Now days the metal is thinner and lead doesn't work to well. The heat necessary to lead is too much for the thin metal and makes it warp.
I'll challenge that. Car bodies from the muscle car era until the present day are made of 0.032" steel. I guess pre-war cars were a little thicker. I do believe some body parts of older Japanese cars may have been a little thinner.
I was a mill sales rep for
cold rolled steel sheet in coil. "Automotive gauge" steel is 0.032" thick, and the auto industry is the 800-pound gorilla in the cold rolled market. For this reason just about every cold rolled mill in the world is optimized to roll "oh thirty two". .032 is "base price" or the cheapest thickness to produce. That's why clothes washers, water heaters, refrigerators, filing cabinets, etc. are mostly .032.
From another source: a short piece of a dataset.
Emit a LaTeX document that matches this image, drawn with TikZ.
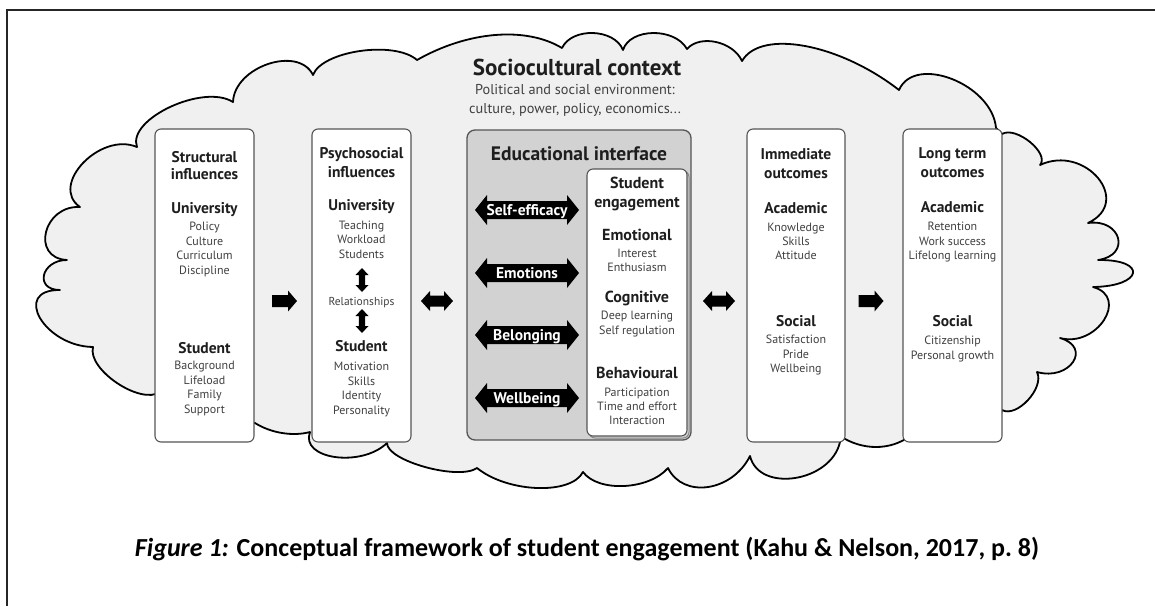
\documentclass[tikz,border=0pt]{standalone}
\usepackage{fontspec}
\setmainfont{PT Sans}
\newfontfamily\capfont{Carlito}
\usetikzlibrary{calc}
\definecolor{cloudfill}{HTML}{F0F0F0}
\definecolor{edufill}{HTML}{D2D2D2}
\definecolor{boxline}{HTML}{555555}
\definecolor{itemcol}{HTML}{404040}
\definecolor{headcol}{HTML}{1E1E1E}
\newcommand\bmp[4]{.. controls ($ {1/3-#4}*(#1) + {#4-2/3}*(#3) + {4/3}*(#2) $) and ($ {1/3-#4}*(#3) + {#4-2/3}*(#1) + {4/3}*(#2) $) .. (#3)}
\newcommand\hdarr[6]{\fill[black,shift={(#1,#2)}] (-#3,0) -- (-#3+#6,-#4) -- (-#3+#6,-#5) -- (#3-#6,-#5) -- (#3-#6,-#4) -- (#3,0) -- (#3-#6,#4) -- (#3-#6,#5) -- (-#3+#6,#5) -- (-#3+#6,#4) -- cycle;}
\newcommand\vdarr[6]{\fill[black,shift={(#1,#2)}] (0,-#3) -- (-#4,-#3+#6) -- (-#5,-#3+#6) -- (-#5,#3-#6) -- (-#4,#3-#6) -- (0,#3) -- (#4,#3-#6) -- (#5,#3-#6) -- (#5,-#3+#6) -- (#4,-#3+#6) -- cycle;}
\newcommand\rarr[6]{\fill[black,shift={(#1,#2)}] (-#3,-#5) -- (#3-#6,-#5) -- (#3-#6,-#4) -- (#3,0) -- (#3-#6,#4) -- (#3-#6,#5) -- (-#3,#5) -- cycle;}
\tikzset{
  cloud/.style={fill=cloudfill, draw=black, line width=1.8pt, line join=round},
  wbox/.style={draw=boxline, fill=white, line width=1.1pt, rounded corners=6pt, inner sep=0pt},
  ebox/.style={draw=boxline, fill=edufill, line width=1.3pt, rounded corners=8pt, inner sep=0pt},
  hd/.style={inner sep=0pt, anchor=base, text=headcol, font=\bfseries\fontsize{15.5}{17}\selectfont},
  sub/.style={inner sep=0pt, anchor=base, text=headcol, font=\bfseries\fontsize{15.5}{17}\selectfont},
  sub2/.style={inner sep=0pt, anchor=base, text=headcol, font=\bfseries\fontsize{16}{18}\selectfont},
  itm/.style={inner sep=0pt, anchor=base, text=itemcol, font=\fontsize{12}{13}\selectfont},
  alab/.style={inner sep=0pt, anchor=base, text=white, font=\bfseries\fontsize{15.5}{17}\selectfont},
}
\begin{document}
\begin{tikzpicture}[x=1pt,y=-1pt]
\useasboundingbox (0,0) rectangle (1155,606);
% frame
\draw[line width=1.3pt, color=black!85] (7,606) -- (7,10) -- (1155,10);
% cloud
\draw[cloud] (160,392) \bmp{160,392}{117,383}{93,347}{0.1}
 \bmp{93,347}{40,318}{60,290}{0}
 \bmp{60,290}{44,275}{67,260}{0}
 \bmp{67,260}{46,232}{80,207}{0}
 \bmp{80,207}{83,163}{137,147}{0.05}
 \bmp{137,147}{170,107}{233,102}{0.1}
 \bmp{233,102}{268,64}{313,75}{0.1}
 \bmp{313,75}{360,51}{417,60}{0.15}
 \bmp{417,60}{495,35}{562,48}{0.3}
 \bmp{562,48}{593,33}{623,50}{0.15}
 \bmp{623,50}{653,33}{687,49}{0.15}
 \bmp{687,49}{716,42}{742,61}{0.2}
 \bmp{742,61}{805,46}{899,90}{0.25}
 \bmp{899,90}{952,79}{996,128}{0.1}
 -- (1002,134)
 \bmp{1002,134}{1030,142}{1040,165}{0.05}
 \bmp{1040,165}{1098,178}{1088,223}{0}
 \bmp{1088,223}{1118,238}{1098,260}{0}
 \bmp{1098,260}{1133,273}{1093,287}{0}
 \bmp{1093,287}{1104,320}{1060,338}{0}
 \bmp{1060,338}{1073,362}{1037,372}{0}
 \bmp{1037,372}{1028,400}{1002,410}{0.1}
 -- (995,436) -- (910,436)
 \bmp{910,436}{876,447}{840,436}{0.3}
 -- (840,442)
 \bmp{840,442}{795,478}{750,456}{0.1}
 \bmp{750,456}{708,487}{668,468}{0.2}
 \bmp{668,468}{624,486}{583,472}{0.2}
 \bmp{583,472}{537,488}{477,468}{0.2}
 \bmp{477,468}{425,467}{387,443}{0.1}
 \bmp{387,443}{335,457}{310,432}{0.1}
 \bmp{310,432}{282,433}{255,423}{0.3}
 -- (200,425) -- cycle;
% title
\node[inner sep=0pt, anchor=base, text=headcol, font=\bfseries\fontsize{23}{25}\selectfont] (title) at (577,75) {Sociocultural context};
\node[itm, font=\fontsize{14.3}{16}\selectfont] (sub1) at (575,94) {Political and social environment:};
\node[itm, font=\fontsize{14.3}{16}\selectfont] (sub2) at (575,113) {culture, power, policy, economics...};
% boxes
\node[wbox, minimum width=99pt, minimum height=313pt] (sbox) at (204.5,285.5) {};
\node[wbox, minimum width=99pt, minimum height=313pt] (pbox) at (361.5,285.5) {};
\node[ebox, minimum width=224pt, minimum height=310pt] (ebox) at (579,285) {};
\draw[boxline!70, line width=1pt, rounded corners=6pt] (589,171) rectangle (689,438);
\node[wbox, minimum width=100pt, minimum height=267pt] (ibox) at (637,302.5) {};
\node[wbox, minimum width=98pt, minimum height=313pt] (obox) at (796,285.5) {};
\node[wbox, minimum width=99pt, minimum height=313pt] (lbox) at (952.5,285.5) {};
% structural
\node[hd] (s1) at (204.5,162.5) {Structural};
\node[hd] (s2) at (204.5,179.5) {influences};
\node[sub] (s3) at (204.5,213.5) {University};
\node[itm] (s4) at (204.5,230) {Policy};
\node[itm] (s5) at (204.5,245) {Culture};
\node[itm] (s6) at (204.5,259) {Curriculum};
\node[itm] (s7) at (204.5,274) {Discipline};
\node[sub] (s8) at (204.5,353.5) {Student};
\node[itm] (s9) at (204.5,369) {Background};
\node[itm] (s10) at (204.5,384) {Lifeload};
\node[itm] (s11) at (204.5,398) {Family};
\node[itm] (s12) at (204.5,413) {Support};
% psychosocial
\node[hd] (p1) at (361.5,158.5) {Psychosocial};
\node[hd] (p2) at (361.5,177.5) {influences};
\node[sub] (p3) at (361.5,210.5) {University};
\node[itm] (p4) at (361.5,229) {Teaching};
\node[itm] (p5) at (361.5,243) {Workload};
\node[itm] (p6) at (361.5,258) {Students};
\vdarr{362}{280}{12}{6.5}{3.2}{7}
\node[itm, font=\fontsize{11.5}{12}\selectfont] (p7) at (361.5,305.5) {Relationships};
\vdarr{362}{321}{12}{6.5}{3.2}{7}
\node[sub] (p8) at (361.5,351.5) {Student};
\node[itm] (p9) at (361.5,370) {Motivation};
\node[itm] (p10) at (361.5,385) {Skills};
\node[itm] (p11) at (361.5,399) {Identity};
\node[itm] (p12) at (361.5,414) {Personality};
% educational interface
\node[inner sep=0pt, anchor=base, text=headcol, font=\bfseries\fontsize{19.5}{21}\selectfont] (e0) at (579,160) {Educational interface};
\hdarr{527}{210}{52}{15}{9}{12}
\node[alab] (a1) at (527,215) {Self-efficacy};
\hdarr{527}{273}{52}{15}{9}{12}
\node[alab] (a2) at (527,278) {Emotions};
\hdarr{527}{335}{52}{15}{9}{12}
\node[alab] (a3) at (527,340) {Belonging};
\hdarr{527}{398}{52}{15}{9}{12}
\node[alab] (a4) at (527,403) {Wellbeing};
\node[sub2] (i1) at (637,188.5) {Student};
\node[sub2] (i2) at (637,207.5) {engagement};
\node[sub2] (i3) at (637,240.5) {Emotional};
\node[itm] (i4) at (637,257) {Interest};
\node[itm] (i5) at (637,271) {Enthusiasm};
\node[sub2] (i6) at (637,302.5) {Cognitive};
\node[itm] (i7) at (637,319) {Deep learning};
\node[itm] (i8) at (637,334) {Self regulation};
\node[sub2] (i9) at (637,378.5) {Behavioural};
\node[itm] (i10) at (637,396) {Participation};
\node[itm] (i11) at (637,410) {Time and effort};
\node[itm] (i12) at (637,424) {Interaction};
% immediate outcomes
\node[hd] (o1) at (796,159.5) {Immediate};
\node[hd] (o2) at (796,178.5) {outcomes};
\node[sub] (o3) at (796,213.5) {Academic};
\node[itm] (o4) at (796,231) {Knowledge};
\node[itm] (o5) at (796,245) {Skills};
\node[itm] (o6) at (796,259) {Attitude};
\node[sub] (o7) at (796,326.5) {Social};
\node[itm] (o8) at (796,343) {Satisfaction};
\node[itm] (o9) at (796,358) {Pride};
\node[itm] (o10) at (796,372) {Wellbeing};
% long term outcomes
\node[hd] (l1) at (952.5,158.5) {Long term};
\node[hd] (l2) at (952.5,177.5) {outcomes};
\node[sub] (l3) at (952.5,212.5) {Academic};
\node[itm] (l4) at (952.5,230) {Retention};
\node[itm] (l5) at (952.5,245) {Work success};
\node[itm] (l6) at (952.5,259) {Lifelong learning};
\node[sub] (l7) at (952.5,326.5) {Social};
\node[itm] (l8) at (952.5,344) {Citizenship};
\node[itm] (l9) at (952.5,359) {Personal growth};
% arrows between boxes
\rarr{284.5}{301}{12.5}{10.5}{6}{9}
\hdarr{437}{301}{16}{10}{5.5}{9}
\hdarr{719}{301}{16}{10}{5.5}{9}
\rarr{871}{301}{12.5}{10.5}{6}{9}
% caption
\node[inner sep=0pt, anchor=base, font=\capfont\bfseries\fontsize{26}{28}\selectfont] (cap) at (587,556) {\textit{Figure 1:} Conceptual framework of student engagement (Kahu \& Nelson, 2017, p.~8)};
\end{tikzpicture}
\end{document}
My '69 Barracuda is .032 in the fenders, doors, wheel tubs, floor pan, and all the rest of the body panels. So is my '05 GTO from Australia. If I buy a new Challenger it will be .032 too.
Whenever I have 'miked' steel on my cars, it usually was about .035 or so due to paint. Take off the paint, and it's .032.
I cringe when people want to talk about gauge numbers for steel thicknesses. Gauge numbers were abandoned by mills and customers early in the industrial revolution. Every steel mill in the world rolls to decimal inches or millimeters, not to any gauge number. And steel mill customers order and buy in decimal inches or millimeters, not in any gauge number.